- [Short problem]
Keep the pictures out and restate every record exactly.

- [Records with drawing code]
___

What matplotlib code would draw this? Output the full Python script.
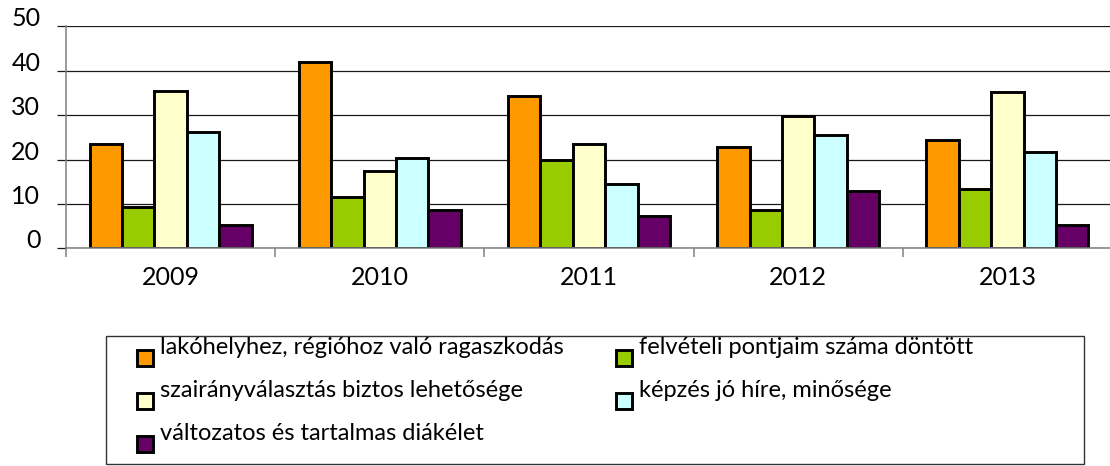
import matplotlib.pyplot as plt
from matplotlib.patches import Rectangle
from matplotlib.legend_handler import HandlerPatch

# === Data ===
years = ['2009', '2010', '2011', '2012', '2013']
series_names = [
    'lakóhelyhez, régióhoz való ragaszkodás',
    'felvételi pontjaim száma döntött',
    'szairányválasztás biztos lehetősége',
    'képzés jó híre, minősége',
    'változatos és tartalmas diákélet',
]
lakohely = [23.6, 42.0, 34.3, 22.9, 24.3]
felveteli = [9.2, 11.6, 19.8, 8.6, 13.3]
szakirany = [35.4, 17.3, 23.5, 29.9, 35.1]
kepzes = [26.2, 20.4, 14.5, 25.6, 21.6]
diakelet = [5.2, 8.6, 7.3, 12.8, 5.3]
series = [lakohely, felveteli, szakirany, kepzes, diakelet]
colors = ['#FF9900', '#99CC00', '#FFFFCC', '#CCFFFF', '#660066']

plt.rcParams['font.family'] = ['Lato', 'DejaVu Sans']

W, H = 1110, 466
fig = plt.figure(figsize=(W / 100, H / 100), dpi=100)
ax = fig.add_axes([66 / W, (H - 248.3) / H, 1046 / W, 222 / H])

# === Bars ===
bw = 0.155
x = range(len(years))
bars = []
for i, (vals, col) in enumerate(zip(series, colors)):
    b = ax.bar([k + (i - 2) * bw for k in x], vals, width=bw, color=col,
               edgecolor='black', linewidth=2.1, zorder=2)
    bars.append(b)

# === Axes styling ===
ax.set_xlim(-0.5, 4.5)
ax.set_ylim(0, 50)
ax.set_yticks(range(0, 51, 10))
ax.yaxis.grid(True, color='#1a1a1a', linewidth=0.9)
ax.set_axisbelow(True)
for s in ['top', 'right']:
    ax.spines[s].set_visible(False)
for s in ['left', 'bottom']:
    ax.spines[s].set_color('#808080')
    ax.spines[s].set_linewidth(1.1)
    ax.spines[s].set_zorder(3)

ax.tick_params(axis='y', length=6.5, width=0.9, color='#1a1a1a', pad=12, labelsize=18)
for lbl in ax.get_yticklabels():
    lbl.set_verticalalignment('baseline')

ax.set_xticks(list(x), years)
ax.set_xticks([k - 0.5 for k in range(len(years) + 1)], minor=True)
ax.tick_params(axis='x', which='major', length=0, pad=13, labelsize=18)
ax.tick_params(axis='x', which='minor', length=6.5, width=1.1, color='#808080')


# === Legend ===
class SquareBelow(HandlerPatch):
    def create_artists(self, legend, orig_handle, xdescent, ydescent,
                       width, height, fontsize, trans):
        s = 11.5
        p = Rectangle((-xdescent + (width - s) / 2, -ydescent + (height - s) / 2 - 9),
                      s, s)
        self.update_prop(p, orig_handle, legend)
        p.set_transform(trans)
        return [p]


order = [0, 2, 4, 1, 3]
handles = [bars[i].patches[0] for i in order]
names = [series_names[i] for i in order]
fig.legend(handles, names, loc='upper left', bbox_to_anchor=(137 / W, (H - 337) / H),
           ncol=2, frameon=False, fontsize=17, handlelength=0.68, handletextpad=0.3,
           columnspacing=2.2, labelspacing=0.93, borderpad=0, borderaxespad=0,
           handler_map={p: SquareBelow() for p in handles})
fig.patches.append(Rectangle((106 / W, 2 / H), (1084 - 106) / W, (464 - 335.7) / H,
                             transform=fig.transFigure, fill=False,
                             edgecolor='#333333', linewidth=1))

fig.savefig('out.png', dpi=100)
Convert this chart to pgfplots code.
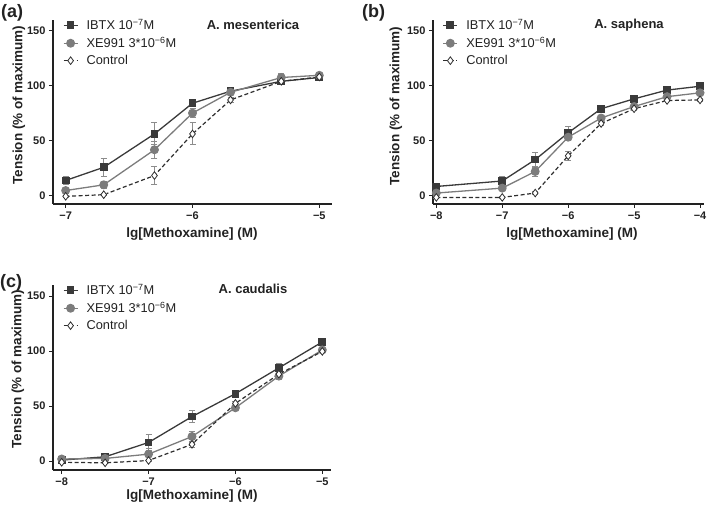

___

- [The completed task]
What matplotlib code would draw this? Output the full Python script.
import matplotlib.pyplot as plt
from matplotlib.patches import Rectangle
from matplotlib.legend_handler import HandlerPatch

# === Data ===
years = ['2009', '2010', '2011', '2012', '2013']
series_names = [
    'lakóhelyhez, régióhoz való ragaszkodás',
    'felvételi pontjaim száma döntött',
    'szairányválasztás biztos lehetősége',
    'képzés jó híre, minősége',
    'változatos és tartalmas diákélet',
]
lakohely = [23.6, 42.0, 34.3, 22.9, 24.3]
felveteli = [9.2, 11.6, 19.8, 8.6, 13.3]
szakirany = [35.4, 17.3, 23.5, 29.9, 35.1]
kepzes = [26.2, 20.4, 14.5, 25.6, 21.6]
diakelet = [5.2, 8.6, 7.3, 12.8, 5.3]
series = [lakohely, felveteli, szakirany, kepzes, diakelet]
colors = ['#FF9900', '#99CC00', '#FFFFCC', '#CCFFFF', '#660066']

plt.rcParams['font.family'] = ['Lato', 'DejaVu Sans']

W, H = 1110, 466
fig = plt.figure(figsize=(W / 100, H / 100), dpi=100)
ax = fig.add_axes([66 / W, (H - 248.3) / H, 1046 / W, 222 / H])

# === Bars ===
bw = 0.155
x = range(len(years))
bars = []
for i, (vals, col) in enumerate(zip(series, colors)):
    b = ax.bar([k + (i - 2) * bw for k in x], vals, width=bw, color=col,
               edgecolor='black', linewidth=2.1, zorder=2)
    bars.append(b)

# === Axes styling ===
ax.set_xlim(-0.5, 4.5)
ax.set_ylim(0, 50)
ax.set_yticks(range(0, 51, 10))
ax.yaxis.grid(True, color='#1a1a1a', linewidth=0.9)
ax.set_axisbelow(True)
for s in ['top', 'right']:
    ax.spines[s].set_visible(False)
for s in ['left', 'bottom']:
    ax.spines[s].set_color('#808080')
    ax.spines[s].set_linewidth(1.1)
    ax.spines[s].set_zorder(3)

ax.tick_params(axis='y', length=6.5, width=0.9, color='#1a1a1a', pad=12, labelsize=18)
for lbl in ax.get_yticklabels():
    lbl.set_verticalalignment('baseline')

ax.set_xticks(list(x), years)
ax.set_xticks([k - 0.5 for k in range(len(years) + 1)], minor=True)
ax.tick_params(axis='x', which='major', length=0, pad=13, labelsize=18)
ax.tick_params(axis='x', which='minor', length=6.5, width=1.1, color='#808080')


# === Legend ===
class SquareBelow(HandlerPatch):
    def create_artists(self, legend, orig_handle, xdescent, ydescent,
                       width, height, fontsize, trans):
        s = 11.5
        p = Rectangle((-xdescent + (width - s) / 2, -ydescent + (height - s) / 2 - 9),
                      s, s)
        self.update_prop(p, orig_handle, legend)
        p.set_transform(trans)
        return [p]


order = [0, 2, 4, 1, 3]
handles = [bars[i].patches[0] for i in order]
names = [series_names[i] for i in order]
fig.legend(handles, names, loc='upper left', bbox_to_anchor=(137 / W, (H - 337) / H),
           ncol=2, frameon=False, fontsize=17, handlelength=0.68, handletextpad=0.3,
           columnspacing=2.2, labelspacing=0.93, borderpad=0, borderaxespad=0,
           handler_map={p: SquareBelow() for p in handles})
fig.patches.append(Rectangle((106 / W, 2 / H), (1084 - 106) / W, (464 - 335.7) / H,
                             transform=fig.transFigure, fill=False,
                             edgecolor='#333333', linewidth=1))

fig.savefig('out.png', dpi=100)
Convert this chart to pgfplots code.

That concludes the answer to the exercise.